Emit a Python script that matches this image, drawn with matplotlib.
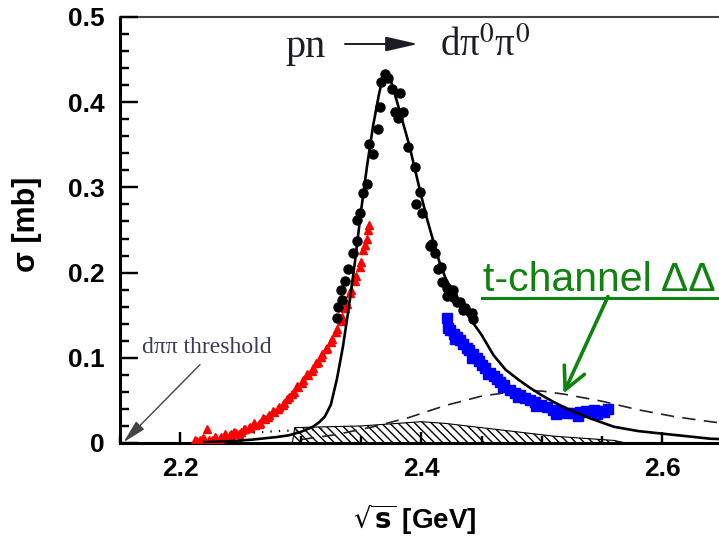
import matplotlib
matplotlib.use("Agg")
import numpy as np
import matplotlib.pyplot as plt
from matplotlib.lines import Line2D
from matplotlib.collections import LineCollection
from matplotlib.ticker import MultipleLocator

plt.rcParams['mathtext.fontset'] = 'custom'
plt.rcParams['mathtext.rm'] = 'Liberation Sans'
plt.rcParams['mathtext.bf'] = 'Liberation Sans:bold'

# ---------------- data ----------------
# WASA pn -> d pi0 pi0 (black circles)
black_x = [2.330, 2.331, 2.334, 2.333, 2.337, 2.339, 2.343, 2.347, 2.347, 2.349,
           2.352, 2.355, 2.357, 2.360, 2.364, 2.366, 2.367, 2.370, 2.372, 2.376,
           2.378, 2.381, 2.382, 2.385, 2.389, 2.395, 2.396, 2.399, 2.401, 2.407,
           2.409, 2.411, 2.414, 2.416, 2.417, 2.421, 2.421, 2.426, 2.426, 2.430,
           2.432, 2.435, 2.436, 2.442, 2.443]
black_y = [0.147, 0.160, 0.168, 0.180, 0.190, 0.204, 0.223, 0.237, 0.262, 0.270,
           0.294, 0.304, 0.351, 0.339, 0.368, 0.394, 0.424, 0.433, 0.428, 0.415,
           0.389, 0.382, 0.411, 0.388, 0.347, 0.324, 0.280, 0.295, 0.270, 0.231,
           0.233, 0.223, 0.204, 0.207, 0.189, 0.182, 0.172, 0.180, 0.171, 0.165,
           0.166, 0.156, 0.159, 0.153, 0.145]

# earlier data (red triangles)
red_x = [2.212, 2.214, 2.216, 2.219, 2.220, 2.222, 2.224, 2.226, 2.229,
         2.230, 2.233, 2.234, 2.237, 2.238, 2.241, 2.242, 2.245, 2.246, 2.249,
         2.250, 2.253, 2.254, 2.257, 2.258, 2.261, 2.262, 2.265, 2.266, 2.269,
         2.270, 2.273, 2.274, 2.277, 2.278, 2.281, 2.282, 2.285, 2.286, 2.289,
         2.290, 2.293, 2.294, 2.297, 2.298, 2.301, 2.302, 2.305, 2.306, 2.309,
         2.310, 2.313, 2.314, 2.317, 2.318, 2.321, 2.322, 2.325, 2.326, 2.329,
         2.330, 2.333, 2.334, 2.337, 2.338, 2.341, 2.342, 2.345, 2.346, 2.349,
         2.350, 2.352, 2.353, 2.355, 2.356, 2.357]
red_y = [0.004, 0.002, 0.003, 0.006, 0.005, 0.016, 0.003, 0.004, 0.007,
         0.006, 0.005, 0.007, 0.010, 0.008, 0.009, 0.010, 0.013, 0.012, 0.011,
         0.013, 0.017, 0.016, 0.018, 0.019, 0.023, 0.021, 0.022, 0.024, 0.029,
         0.028, 0.031, 0.033, 0.038, 0.036, 0.040, 0.042, 0.045, 0.047, 0.052,
         0.054, 0.058, 0.060, 0.067, 0.066, 0.071, 0.074, 0.081, 0.080, 0.084,
         0.088, 0.094, 0.095, 0.101, 0.104, 0.110, 0.112, 0.118, 0.122, 0.130,
         0.134, 0.143, 0.148, 0.158, 0.163, 0.176, 0.180, 0.190, 0.196, 0.207,
         0.213, 0.226, 0.232, 0.240, 0.250, 0.256]

# later data (blue squares)
blue_x = [2.421, 2.422, 2.424, 2.427, 2.430, 2.432, 2.435, 2.438, 2.440, 2.443,
          2.446, 2.448, 2.450, 2.453, 2.457, 2.460, 2.463, 2.465, 2.469, 2.474,
          2.478, 2.482, 2.486, 2.490, 2.494, 2.499, 2.504, 2.509, 2.515, 2.521,
          2.526, 2.532, 2.537, 2.543, 2.548, 2.552, 2.555, 2.428, 2.442, 2.455,
          2.468, 2.480, 2.495, 2.512, 2.530, 2.546]
blue_y = [0.147, 0.135, 0.133, 0.128, 0.124, 0.121, 0.116, 0.112, 0.109, 0.104,
          0.100, 0.096, 0.092, 0.088, 0.082, 0.079, 0.075, 0.072, 0.068, 0.062,
          0.059, 0.056, 0.053, 0.051, 0.048, 0.045, 0.042, 0.039, 0.037, 0.035,
          0.035, 0.036, 0.038, 0.039, 0.038, 0.036, 0.040, 0.122, 0.100, 0.081,
          0.066, 0.054, 0.043, 0.034, 0.032, 0.034]

# resonance fit (solid)
fit_x = [2.220, 2.240, 2.260, 2.280, 2.290, 2.300, 2.310, 2.315, 2.320, 2.325,
         2.330, 2.335, 2.340, 2.345, 2.350, 2.355, 2.360, 2.365, 2.368, 2.371,
         2.375, 2.380, 2.385, 2.390, 2.395, 2.400, 2.405, 2.410, 2.415, 2.420,
         2.430, 2.440, 2.450, 2.460, 2.470, 2.480, 2.490, 2.500, 2.510, 2.520,
         2.540, 2.560, 2.580, 2.600, 2.620, 2.640, 2.660, 2.700]
fit_y = [0.001, 0.002, 0.004, 0.007, 0.009, 0.013, 0.019, 0.024, 0.031, 0.045,
         0.075, 0.113, 0.160, 0.213, 0.272, 0.325, 0.372, 0.410, 0.428, 0.434,
         0.424, 0.400, 0.375, 0.350, 0.320, 0.290, 0.262, 0.237, 0.213, 0.194,
         0.167, 0.147, 0.127, 0.103, 0.086, 0.075, 0.065, 0.056, 0.048, 0.041,
         0.029, 0.019, 0.014, 0.011, 0.008, 0.005, 0.004, 0.002]

# t-channel DeltaDelta (dashed)
tch_x = [2.300, 2.330, 2.360, 2.390, 2.420, 2.450, 2.480, 2.500, 2.520, 2.550,
         2.580, 2.610, 2.640, 2.670, 2.700]
tch_y = [0.004, 0.010, 0.019, 0.030, 0.044, 0.055, 0.061, 0.061, 0.057, 0.049,
         0.039, 0.031, 0.025, 0.020, 0.016]

# dotted contribution
dot_x = [2.240, 2.260, 2.280, 2.300, 2.320]
dot_y = [0.008, 0.012, 0.014, 0.015, 0.016]

# hatched band
hat_x = [2.293, 2.295, 2.320, 2.350, 2.380, 2.400, 2.420, 2.450, 2.480, 2.510,
         2.540, 2.560, 2.570]
hat_y = [0.000, 0.018, 0.019, 0.020, 0.023, 0.025, 0.023, 0.018, 0.013, 0.008,
         0.005, 0.003, 0.000]

xticks_major = [2.2, 2.4, 2.6]
xtick_labels = ['2.2', '2.4', '2.6']
yticks_major = [0.0, 0.1, 0.2, 0.3, 0.4, 0.5]
ytick_labels = ['0', '0.1', '0.2', '0.3', '0.4', '0.5']

# ---------------- figure ----------------
W, H = 719, 537
AXW, AXH = 662.75, 426.0
XLIM = (2.15, 2.70)
YLIM = (0.0, 0.5)
TL = {'xmaj': 8, 'xmin': 5, 'ymaj': 13, 'ymin': 6.5}
green = '#0f820f'
tcol = '#1c1c28'


def make():
    fig = plt.figure(figsize=(W / 100, H / 100), dpi=100)
    ax = fig.add_axes([120 / W, 94 / H, AXW / W, AXH / H])
    ax.set_xlim(*XLIM)
    ax.set_ylim(*YLIM)

    ax.fill_between(hat_x, 0, hat_y, facecolor='white', edgecolor='black',
                    hatch='\\\\\\\\', linewidth=0.8, zorder=1)
    ax.plot(dot_x, dot_y, color='black', lw=1.6, linestyle=(0, (0.6, 3.2)), zorder=2)
    ax.plot(tch_x, tch_y, color='#222222', lw=1.2, linestyle=(0, (8, 5)), zorder=2)
    ax.plot(red_x, red_y, linestyle='none', marker='^', ms=6, color='#ff0000',
            mec='#ff0000', zorder=3)
    ax.plot(blue_x, blue_y, linestyle='none', marker='s', ms=7, color='#0000ff',
            mec='#0000ff', zorder=3)
    ax.plot(black_x, black_y, linestyle='none', marker='o', ms=6.5, color='black', zorder=4)
    ax.plot(fit_x, fit_y, color='black', lw=1.9, zorder=5)

    for s in ['left', 'bottom']:
        ax.spines[s].set_linewidth(2.2)
        ax.spines[s].set_color('black')
    ax.spines['top'].set_linewidth(1.5)
    ax.spines['top'].set_color('#444444')
    ax.spines['right'].set_visible(False)

    ax.set_xticks(xticks_major)
    ax.set_xticklabels(xtick_labels)
    ax.xaxis.set_minor_locator(MultipleLocator(0.05))
    ax.set_yticks(yticks_major)
    ax.set_yticklabels(ytick_labels)
    ax.yaxis.set_minor_locator(MultipleLocator(0.02))

    ax.tick_params(axis='both', which='both', direction='in', colors='black', width=1.6)
    ax.tick_params(axis='x', which='both', top=False, bottom=True, pad=10)
    ax.tick_params(axis='y', which='both', right=False, left=True, pad=11)
    ax.tick_params(axis='x', which='major', length=TL['xmaj'])
    ax.tick_params(axis='x', which='minor', length=TL['xmin'])
    ax.tick_params(axis='y', which='major', length=TL['ymaj'])
    ax.tick_params(axis='y', which='minor', length=TL['ymin'])
    for lab in ax.get_xticklabels() + ax.get_yticklabels():
        lab.set_fontfamily('Liberation Sans')
        lab.set_fontweight('bold')
        lab.set_fontsize(19)

    # tick marks also as segments placed by the axes' blended transforms
    # (same geometry as the native inward ticks, so they coincide)
    pt2px = 100 / 72.0
    specs = [(ax.get_xticks(), TL['xmaj'], 'x'),
             (ax.xaxis.get_minorticklocs(), TL['xmin'], 'x'),
             (ax.get_yticks(), TL['ymaj'], 'y'),
             (ax.yaxis.get_minorticklocs(), TL['ymin'], 'y')]
    for locs, length, which in specs:
        if which == 'x':
            f = length * pt2px / AXH
            segs = [[(v, 0), (v, f)] for v in locs if XLIM[0] <= v <= XLIM[1]]
            tr = ax.get_xaxis_transform()
        else:
            f = length * pt2px / AXW
            segs = [[(0, v), (f, v)] for v in locs if YLIM[0] <= v <= YLIM[1]]
            tr = ax.get_yaxis_transform()
        lc = LineCollection(segs, colors='black', linewidths=1.6, transform=tr,
                            clip_on=False, zorder=2.6)
        lc.set_capstyle('butt')
        ax.add_collection(lc, autolim=False)

    # axis labels
    fig.text(27 / W, 1 - 224 / H, 'σ [mb]', rotation=90, ha='center', va='center',
             fontsize=22, fontweight='bold', family='Liberation Sans')
    fig.text(415 / W, 1 - 520 / H, r'$\sqrt{\mathbf{s}}$ [GeV]', ha='center', va='center',
             fontsize=20, fontweight='bold', family='Liberation Sans',
             math_fontfamily='dejavusans')

    # reaction title
    fig.text(285 / W, 1 - 57 / H, 'pn', family='Liberation Serif', fontsize=29,
             color=tcol, va='baseline', ha='left')
    fig.text(440 / W, 1 - 56 / H, 'dπ$^0$π$^0$', family='Liberation Serif', fontsize=28,
             color=tcol, va='baseline', ha='left', math_fontfamily='stix')
    ax.annotate('', xy=(418, H - 44), xytext=(345, H - 44), xycoords='figure pixels',
                textcoords='figure pixels',
                arrowprops=dict(arrowstyle='-|>,head_length=1.1,head_width=0.25',
                                mutation_scale=18, color=tcol, lw=1.4,
                                shrinkA=0, shrinkB=0))

    # threshold annotation
    ax.text(2.1683, 0.106, 'dππ threshold', family='Liberation Serif', fontsize=17,
            color='#3a3a58', va='baseline', ha='left')
    ax.annotate('', xy=(2.153, 0.001), xytext=(2.2164, 0.092),
                arrowprops=dict(arrowstyle='-|>,head_length=0.9,head_width=0.22',
                                mutation_scale=16, color='#444444', lw=1.0,
                                shrinkA=0, shrinkB=0))

    # t-channel label
    ax.text(2.451, 0.178, 't-channel ΔΔ', family='Liberation Sans', fontsize=29.5,
            color=green, va='baseline', ha='left', clip_on=False)
    fig.add_artist(Line2D([482 / W, 1.05], [1 - 298 / H, 1 - 298 / H], color=green,
                          lw=2.2, transform=fig.transFigure))
    ax.annotate('', xy=(2.518, 0.058), xytext=(2.555, 0.172),
                arrowprops=dict(arrowstyle='->,head_length=0.8,head_width=0.4',
                                mutation_scale=20, color=green, lw=2.6,
                                shrinkA=0, shrinkB=0))
    return fig


fig = make()
fig.canvas.draw()
_ = np.asarray(fig.canvas.buffer_rgba())
fig.savefig('out.png', dpi=100)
□ □ □ □ □
SET PROBLEM —
Exactly as written, please give again the lines from the beginning of the listing through the line containing "plt.rcParams['mathtext.bf'] = 'Liberation", inclusive, without any pictures.

FINISHED EXERCISE —
Emit a Python script that matches this image, drawn with matplotlib.
import matplotlib
matplotlib.use("Agg")
import numpy as np
import matplotlib.pyplot as plt
from matplotlib.lines import Line2D
from matplotlib.collections import LineCollection
from matplotlib.ticker import MultipleLocator

plt.rcParams['mathtext.fontset'] = 'custom'
plt.rcParams['mathtext.rm'] = 'Liberation Sans'
plt.rcParams['mathtext.bf'] = 'Liberation Sans:bold'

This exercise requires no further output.